▸ **Job**: Omit all images. Transcribe the rest of the material below exactly.

▸ **Data provided**:
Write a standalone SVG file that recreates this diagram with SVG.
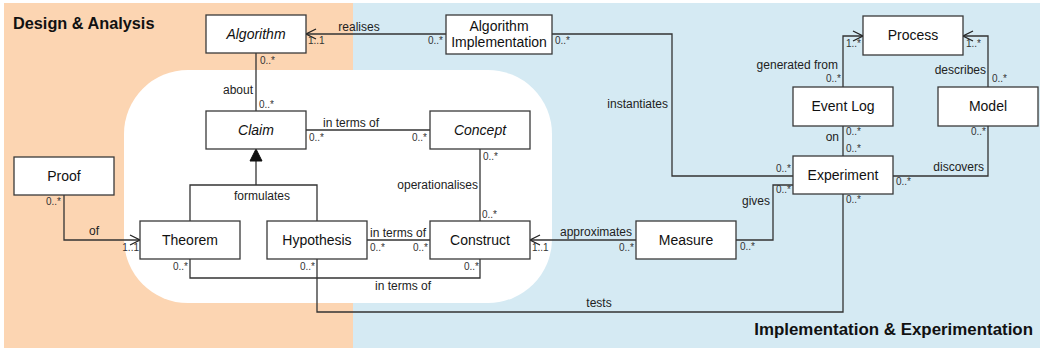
<svg xmlns="http://www.w3.org/2000/svg" width="1043" height="349" viewBox="0 0 1043 349">
  <style>
    .box { fill: #ffffff; stroke: #3a3a3a; stroke-width: 1.3; }
    .name { font-family: "Liberation Sans", Arial, sans-serif; font-size: 14px; fill: #111; text-anchor: middle; }
    .abstract { font-style: italic; }
    .link { fill: none; stroke: #333; stroke-width: 1.3; }
    .role { font-family: "Liberation Sans", Arial, sans-serif; font-size: 12px; fill: #222; }
    .mult { font-family: "Liberation Sans", Arial, sans-serif; font-size: 10px; fill: #333; }
    .end { text-anchor: end; }
    .mid { text-anchor: middle; }
    .title { font-family: "Liberation Sans", Arial, sans-serif; font-weight: bold; fill: #111; }
  </style>
  <defs>
    <marker id="open-arrow" viewBox="0 0 12 12" refX="11" refY="6" markerWidth="12" markerHeight="12" markerUnits="userSpaceOnUse" orient="auto">
      <path d="M1,1 L11,6 L1,11" fill="none" stroke="#222" stroke-width="1.3"/>
    </marker>
  </defs>

  <!-- background areas -->
  <g id="areas">
    <rect x="4" y="3" width="349" height="345" fill="#FCD5B2"/>
    <rect x="353" y="3" width="687" height="345" fill="#D5EAF3"/>
    <rect x="124" y="70" width="428" height="233" rx="64" ry="64" fill="#ffffff"/>
    <text class="title" x="13" y="29" font-size="16.3">Design &amp; Analysis</text>
    <text class="title" x="1033" y="335" font-size="16.9" text-anchor="end">Implementation &amp; Experimentation</text>
  </g>

  <!-- connectors -->
  <g id="connectors">
    <path class="link" d="M446,34 H306" marker-end="url(#open-arrow)"/>
    <path class="link" d="M552,34 H672 V176 H793"/>
    <path class="link" d="M256,53 V111"/>
    <path class="link" d="M306,130 H430"/>
    <path class="link" d="M480,149 V221"/>
    <path class="link" d="M190,221 V185 H317 V221"/>
    <path class="link" d="M256,185 V160"/>
    <polygon points="256,149 250,161 262,161" fill="#111" stroke="#111" stroke-width="1"/>
    <path class="link" d="M64,195 V240 H140" marker-end="url(#open-arrow)"/>
    <path class="link" d="M367,240 H430"/>
    <path class="link" d="M190,259 V278 H480 V259"/>
    <path class="link" d="M317,259 V312 H843 V194" stroke="#111"/>
    <path class="link" d="M636,240 H530" marker-end="url(#open-arrow)"/>
    <path class="link" d="M736,240 H773 V185 H793"/>
    <path class="link" d="M843,87 V36 H863" marker-end="url(#open-arrow)"/>
    <path class="link" d="M988,87 V36 H963" marker-end="url(#open-arrow)"/>
    <path class="link" d="M843,126 V156"/>
    <path class="link" d="M988,126 V176 H893"/>

    <!-- association names -->
    <text class="role mid" x="359" y="31">realises</text>
    <text class="role end" x="668" y="108">instantiates</text>
    <text class="role end" x="253" y="94">about</text>
    <text class="role" x="323" y="127">in terms of</text>
    <text class="role end" x="478" y="189">operationalises</text>
    <text class="role mid" x="262" y="200">formulates</text>
    <text class="role mid" x="94" y="235">of</text>
    <text class="role" x="370" y="237">in terms of</text>
    <text class="role" x="375" y="290">in terms of</text>
    <text class="role" x="560" y="236">approximates</text>
    <text class="role mid" x="599" y="307">tests</text>
    <text class="role end" x="770" y="205">gives</text>
    <text class="role end" x="984" y="171">discovers</text>
    <text class="role end" x="986" y="74">describes</text>
    <text class="role end" x="838" y="69">generated from</text>
    <text class="role end" x="839" y="141">on</text>

    <!-- multiplicities -->
    <text class="mult" x="308" y="44">1..1</text>
    <text class="mult end" x="443" y="44">0..*</text>
    <text class="mult" x="555" y="44">0..*</text>
    <text class="mult" x="260" y="64">0..*</text>
    <text class="mult" x="259" y="108">0..*</text>
    <text class="mult" x="309" y="141">0..*</text>
    <text class="mult end" x="427" y="141">0..*</text>
    <text class="mult" x="483" y="160">0..*</text>
    <text class="mult" x="482" y="218">0..*</text>
    <text class="mult end" x="61" y="205">0..*</text>
    <text class="mult end" x="139" y="251">1..1</text>
    <text class="mult end" x="188" y="270">0..*</text>
    <text class="mult end" x="315" y="270">0..*</text>
    <text class="mult" x="370" y="251">0..*</text>
    <text class="mult end" x="428" y="251">0..*</text>
    <text class="mult end" x="479" y="270">0..*</text>
    <text class="mult" x="532" y="251">1..1</text>
    <text class="mult end" x="634" y="251">0..*</text>
    <text class="mult" x="740" y="250">0..*</text>
    <text class="mult" x="776" y="193">0..*</text>
    <text class="mult end" x="791" y="172">0..*</text>
    <text class="mult" x="846" y="203">0..*</text>
    <text class="mult" x="896" y="185">0..*</text>
    <text class="mult end" x="986" y="135">0..*</text>
    <text class="mult" x="992" y="82">0..*</text>
    <text class="mult" x="966" y="47">1..*</text>
    <text class="mult" x="846" y="47">1..*</text>
    <text class="mult end" x="841" y="82">0..*</text>
    <text class="mult" x="846" y="135">0..*</text>
    <text class="mult" x="846" y="152">0..*</text>
  </g>

  <!-- classes -->
  <g id="algorithm">
    <rect class="box" x="206" y="15" width="100" height="38"/>
    <text class="name abstract" x="256" y="39">Algorithm</text>
  </g>
  <g id="algorithm-implementation">
    <rect class="box" x="446" y="15" width="106" height="39"/>
    <text class="name" x="499" y="31">Algorithm</text>
    <text class="name" x="499" y="47">Implementation</text>
  </g>
  <g id="process">
    <rect class="box" x="863" y="16" width="100" height="39"/>
    <text class="name" x="913" y="40">Process</text>
  </g>
  <g id="claim">
    <rect class="box" x="206" y="111" width="100" height="38"/>
    <text class="name abstract" x="256" y="135">Claim</text>
  </g>
  <g id="concept">
    <rect class="box" x="430" y="111" width="100" height="38"/>
    <text class="name abstract" x="480" y="135">Concept</text>
  </g>
  <g id="event-log">
    <rect class="box" x="793" y="87" width="100" height="39"/>
    <text class="name" x="843" y="111">Event Log</text>
  </g>
  <g id="model">
    <rect class="box" x="938" y="87" width="100" height="39"/>
    <text class="name" x="988" y="111">Model</text>
  </g>
  <g id="experiment">
    <rect class="box" x="793" y="156" width="100" height="38"/>
    <text class="name" x="843" y="180">Experiment</text>
  </g>
  <g id="proof">
    <rect class="box" x="14" y="157" width="100" height="38"/>
    <text class="name" x="64" y="181">Proof</text>
  </g>
  <g id="theorem">
    <rect class="box" x="140" y="221" width="100" height="38"/>
    <text class="name" x="190" y="245">Theorem</text>
  </g>
  <g id="hypothesis">
    <rect class="box" x="267" y="221" width="100" height="38"/>
    <text class="name" x="317" y="245">Hypothesis</text>
  </g>
  <g id="construct">
    <rect class="box" x="430" y="221" width="100" height="38"/>
    <text class="name" x="480" y="245">Construct</text>
  </g>
  <g id="measure">
    <rect class="box" x="636" y="221" width="100" height="38"/>
    <text class="name" x="686" y="245">Measure</text>
  </g>
</svg>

▸ **The output**:
Write a standalone SVG file that recreates this diagram with SVG.
<svg xmlns="http://www.w3.org/2000/svg" width="1043" height="349" viewBox="0 0 1043 349">
  <style>
    .box { fill: #ffffff; stroke: #3a3a3a; stroke-width: 1.3; }
    .name { font-family: "Liberation Sans", Arial, sans-serif; font-size: 14px; fill: #111; text-anchor: middle; }
    .abstract { font-style: italic; }
    .link { fill: none; stroke: #333; stroke-width: 1.3; }
    .role { font-family: "Liberation Sans", Arial, sans-serif; font-size: 12px; fill: #222; }
    .mult { font-family: "Liberation Sans", Arial, sans-serif; font-size: 10px; fill: #333; }
    .end { text-anchor: end; }
    .mid { text-anchor: middle; }
    .title { font-family: "Liberation Sans", Arial, sans-serif; font-weight: bold; fill: #111; }
  </style>
  <defs>
    <marker id="open-arrow" viewBox="0 0 12 12" refX="11" refY="6" markerWidth="12" markerHeight="12" markerUnits="userSpaceOnUse" orient="auto">
      <path d="M1,1 L11,6 L1,11" fill="none" stroke="#222" stroke-width="1.3"/>
    </marker>
  </defs>

  <!-- background areas -->
  <g id="areas">
    <rect x="4" y="3" width="349" height="345" fill="#FCD5B2"/>
    <rect x="353" y="3" width="687" height="345" fill="#D5EAF3"/>
    <rect x="124" y="70" width="428" height="233" rx="64" ry="64" fill="#ffffff"/>
    <text class="title" x="13" y="29" font-size="16.3">Design &amp; Analysis</text>
    <text class="title" x="1033" y="335" font-size="16.9" text-anchor="end">Implementation &amp; Experimentation</text>
  </g>

  <!-- connectors -->
  <g id="connectors">
    <path class="link" d="M446,34 H306" marker-end="url(#open-arrow)"/>
    <path class="link" d="M552,34 H672 V176 H793"/>
    <path class="link" d="M256,53 V111"/>
    <path class="link" d="M306,130 H430"/>
    <path class="link" d="M480,149 V221"/>
    <path class="link" d="M190,221 V185 H317 V221"/>
    <path class="link" d="M256,185 V160"/>
    <polygon points="256,149 250,161 262,161" fill="#111" stroke="#111" stroke-width="1"/>
    <path class="link" d="M64,195 V240 H140" marker-end="url(#open-arrow)"/>
    <path class="link" d="M367,240 H430"/>
    <path class="link" d="M190,259 V278 H480 V259"/>
    <path class="link" d="M317,259 V312 H843 V194" stroke="#111"/>
    <path class="link" d="M636,240 H530" marker-end="url(#open-arrow)"/>
    <path class="link" d="M736,240 H773 V185 H793"/>
    <path class="link" d="M843,87 V36 H863" marker-end="url(#open-arrow)"/>
    <path class="link" d="M988,87 V36 H963" marker-end="url(#open-arrow)"/>
    <path class="link" d="M843,126 V156"/>
    <path class="link" d="M988,126 V176 H893"/>

    <!-- association names -->
    <text class="role mid" x="359" y="31">realises</text>
    <text class="role end" x="668" y="108">instantiates</text>
    <text class="role end" x="253" y="94">about</text>
    <text class="role" x="323" y="127">in terms of</text>
    <text class="role end" x="478" y="189">operationalises</text>
    <text class="role mid" x="262" y="200">formulates</text>
    <text class="role mid" x="94" y="235">of</text>
    <text class="role" x="370" y="237">in terms of</text>
    <text class="role" x="375" y="290">in terms of</text>
    <text class="role" x="560" y="236">approximates</text>
    <text class="role mid" x="599" y="307">tests</text>
    <text class="role end" x="770" y="205">gives</text>
    <text class="role end" x="984" y="171">discovers</text>
    <text class="role end" x="986" y="74">describes</text>
    <text class="role end" x="838" y="69">generated from</text>
    <text class="role end" x="839" y="141">on</text>

    <!-- multiplicities -->
    <text class="mult" x="308" y="44">1..1</text>
    <text class="mult end" x="443" y="44">0..*</text>
    <text class="mult" x="555" y="44">0..*</text>
    <text class="mult" x="260" y="64">0..*</text>
    <text class="mult" x="259" y="108">0..*</text>
    <text class="mult" x="309" y="141">0..*</text>
    <text class="mult end" x="427" y="141">0..*</text>
    <text class="mult" x="483" y="160">0..*</text>
    <text class="mult" x="482" y="218">0..*</text>
    <text class="mult end" x="61" y="205">0..*</text>
    <text class="mult end" x="139" y="251">1..1</text>
    <text class="mult end" x="188" y="270">0..*</text>
    <text class="mult end" x="315" y="270">0..*</text>
    <text class="mult" x="370" y="251">0..*</text>
    <text class="mult end" x="428" y="251">0..*</text>
    <text class="mult end" x="479" y="270">0..*</text>
    <text class="mult" x="532" y="251">1..1</text>
    <text class="mult end" x="634" y="251">0..*</text>
    <text class="mult" x="740" y="250">0..*</text>
    <text class="mult" x="776" y="193">0..*</text>
    <text class="mult end" x="791" y="172">0..*</text>
    <text class="mult" x="846" y="203">0..*</text>
    <text class="mult" x="896" y="185">0..*</text>
    <text class="mult end" x="986" y="135">0..*</text>
    <text class="mult" x="992" y="82">0..*</text>
    <text class="mult" x="966" y="47">1..*</text>
    <text class="mult" x="846" y="47">1..*</text>
    <text class="mult end" x="841" y="82">0..*</text>
    <text class="mult" x="846" y="135">0..*</text>
    <text class="mult" x="846" y="152">0..*</text>
  </g>

  <!-- classes -->
  <g id="algorithm">
    <rect class="box" x="206" y="15" width="100" height="38"/>
    <text class="name abstract" x="256" y="39">Algorithm</text>
  </g>
  <g id="algorithm-implementation">
    <rect class="box" x="446" y="15" width="106" height="39"/>
    <text class="name" x="499" y="31">Algorithm</text>
    <text class="name" x="499" y="47">Implementation</text>
  </g>
  <g id="process">
    <rect class="box" x="863" y="16" width="100" height="39"/>
    <text class="name" x="913" y="40">Process</text>
  </g>
  <g id="claim">
    <rect class="box" x="206" y="111" width="100" height="38"/>
    <text class="name abstract" x="256" y="135">Claim</text>
  </g>
  <g id="concept">
    <rect class="box" x="430" y="111" width="100" height="38"/>
    <text class="name abstract" x="480" y="135">Concept</text>
  </g>
  <g id="event-log">
    <rect class="box" x="793" y="87" width="100" height="39"/>
    <text class="name" x="843" y="111">Event Log</text>
  </g>
  <g id="model">
    <rect class="box" x="938" y="87" width="100" height="39"/>
    <text class="name" x="988" y="111">Model</text>
  </g>
  <g id="experiment">
    <rect class="box" x="793" y="156" width="100" height="38"/>
    <text class="name" x="843" y="180">Experiment</text>
  </g>
  <g id="proof">
    <rect class="box" x="14" y="157" width="100" height="38"/>
    <text class="name" x="64" y="181">Proof</text>
  </g>
  <g id="theorem">
    <rect class="box" x="140" y="221" width="100" height="38"/>
    <text class="name" x="190" y="245">Theorem</text>
  </g>
  <g id="hypothesis">
    <rect class="box" x="267" y="221" width="100" height="38"/>
    <text class="name" x="317" y="245">Hypothesis</text>
  </g>
  <g id="construct">
    <rect class="box" x="430" y="221" width="100" height="38"/>
    <text class="name" x="480" y="245">Construct</text>
  </g>
  <g id="measure">
    <rect class="box" x="636" y="221" width="100" height="38"/>
    <text class="name" x="686" y="245">Measure</text>
  </g>
</svg>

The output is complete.